PROVIDED DATA:
_ _ _ _ _

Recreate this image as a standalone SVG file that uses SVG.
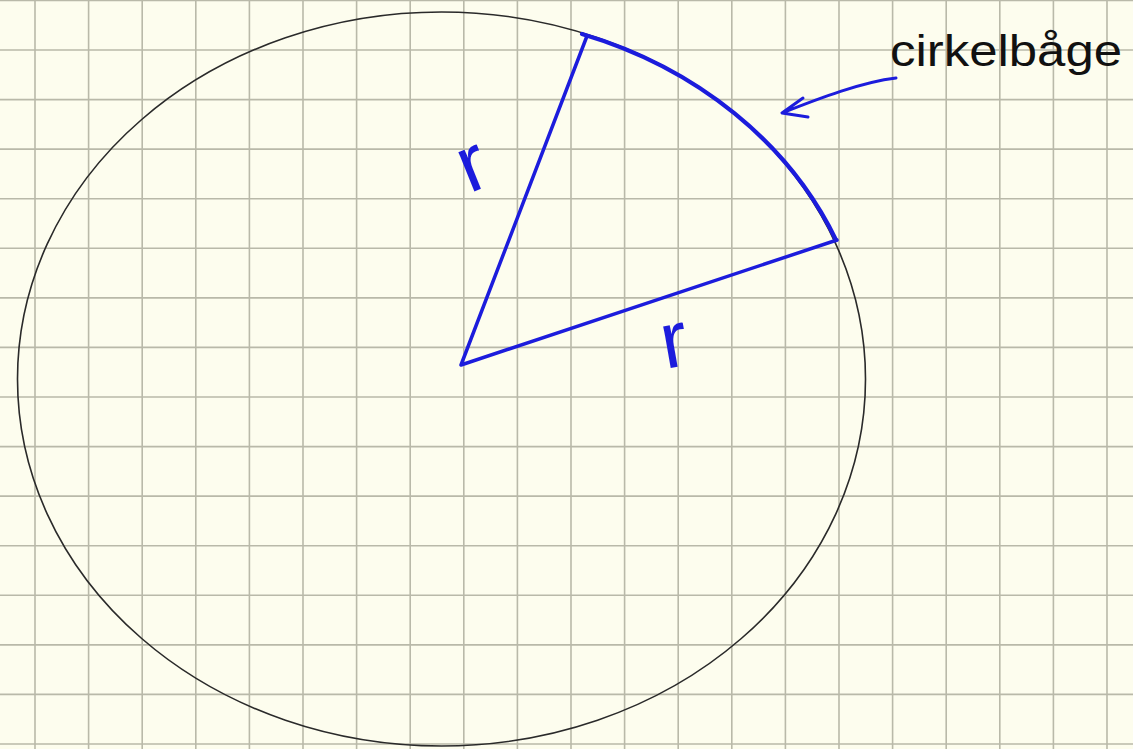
<svg xmlns="http://www.w3.org/2000/svg" width="1133" height="749" viewBox="0 0 1133 749">
<style>
.grid{stroke:#b9b9a9;stroke-width:1.6;fill:none}
.circle{stroke:#2a2a2a;stroke-width:1.6;fill:none}
.blue{stroke:#1c1cdc;fill:none;stroke-linecap:round;stroke-linejoin:round}
.lbl{font-family:"Liberation Sans",Arial,sans-serif;fill:#111}
.r{font-family:"Liberation Sans",Arial,sans-serif;fill:#1c1cdc;font-size:80px;text-anchor:middle}
</style>
<rect width="1133" height="749" fill="#fdfdee"/>
<g id="grid">
<path class="grid" d="M35 0V749M88.6 0V749M142.2 0V749M195.8 0V749M249.4 0V749M303 0V749M356.6 0V749M410.2 0V749M463.8 0V749M517.4 0V749M571 0V749M624.6 0V749M678.2 0V749M731.8 0V749M785.4 0V749M839 0V749M892.6 0V749M946.2 0V749M999.8 0V749M1053.4 0V749M1107 0V749"/>
<path class="grid" d="M0 0.5H1133M0 50H1133M0 99.6H1133M0 149.1H1133M0 198.7H1133M0 248.3H1133M0 297.9H1133M0 347.4H1133M0 397H1133M0 446.6H1133M0 496.1H1133M0 545.7H1133M0 595.3H1133M0 644.9H1133M0 694.4H1133M0 744H1133"/>
</g>
<g id="circle">
<ellipse class="circle" cx="441.5" cy="379" rx="424" ry="367"/>
</g>
<g id="connectors">
<path class="blue" stroke-width="3.5" d="M587 36L461 365L837 240"/>
<path class="blue" stroke-width="4.2" d="M582 34 A424 367 0 0 1 836 240"/>
<path class="blue" stroke-width="3" d="M896 78C862 82 820 98 782 113M803 98L782 113L808 117"/>
</g>
<g id="label-arc">
<text class="lbl" x="890" y="66" font-size="45" textLength="232" lengthAdjust="spacingAndGlyphs">cirkelbåge</text>
</g>
<g id="label-r1">
<text class="r" x="474" y="190" transform="rotate(-22 474 170)">r</text>
</g>
<g id="label-r2">
<text class="r" x="675" y="367" transform="rotate(-10 675 347)">r</text>
</g>
</svg>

_ _ _ _ _

GIVEN EXERCISE: Transcribe the full listing above exactly, with the images removed.

SOLUTION TO THIS EXERCISE:
Recreate this image as a standalone SVG file that uses SVG.
<svg xmlns="http://www.w3.org/2000/svg" width="1133" height="749" viewBox="0 0 1133 749">
<style>
.grid{stroke:#b9b9a9;stroke-width:1.6;fill:none}
.circle{stroke:#2a2a2a;stroke-width:1.6;fill:none}
.blue{stroke:#1c1cdc;fill:none;stroke-linecap:round;stroke-linejoin:round}
.lbl{font-family:"Liberation Sans",Arial,sans-serif;fill:#111}
.r{font-family:"Liberation Sans",Arial,sans-serif;fill:#1c1cdc;font-size:80px;text-anchor:middle}
</style>
<rect width="1133" height="749" fill="#fdfdee"/>
<g id="grid">
<path class="grid" d="M35 0V749M88.6 0V749M142.2 0V749M195.8 0V749M249.4 0V749M303 0V749M356.6 0V749M410.2 0V749M463.8 0V749M517.4 0V749M571 0V749M624.6 0V749M678.2 0V749M731.8 0V749M785.4 0V749M839 0V749M892.6 0V749M946.2 0V749M999.8 0V749M1053.4 0V749M1107 0V749"/>
<path class="grid" d="M0 0.5H1133M0 50H1133M0 99.6H1133M0 149.1H1133M0 198.7H1133M0 248.3H1133M0 297.9H1133M0 347.4H1133M0 397H1133M0 446.6H1133M0 496.1H1133M0 545.7H1133M0 595.3H1133M0 644.9H1133M0 694.4H1133M0 744H1133"/>
</g>
<g id="circle">
<ellipse class="circle" cx="441.5" cy="379" rx="424" ry="367"/>
</g>
<g id="connectors">
<path class="blue" stroke-width="3.5" d="M587 36L461 365L837 240"/>
<path class="blue" stroke-width="4.2" d="M582 34 A424 367 0 0 1 836 240"/>
<path class="blue" stroke-width="3" d="M896 78C862 82 820 98 782 113M803 98L782 113L808 117"/>
</g>
<g id="label-arc">
<text class="lbl" x="890" y="66" font-size="45" textLength="232" lengthAdjust="spacingAndGlyphs">cirkelbåge</text>
</g>
<g id="label-r1">
<text class="r" x="474" y="190" transform="rotate(-22 474 170)">r</text>
</g>
<g id="label-r2">
<text class="r" x="675" y="367" transform="rotate(-10 675 347)">r</text>
</g>
</svg>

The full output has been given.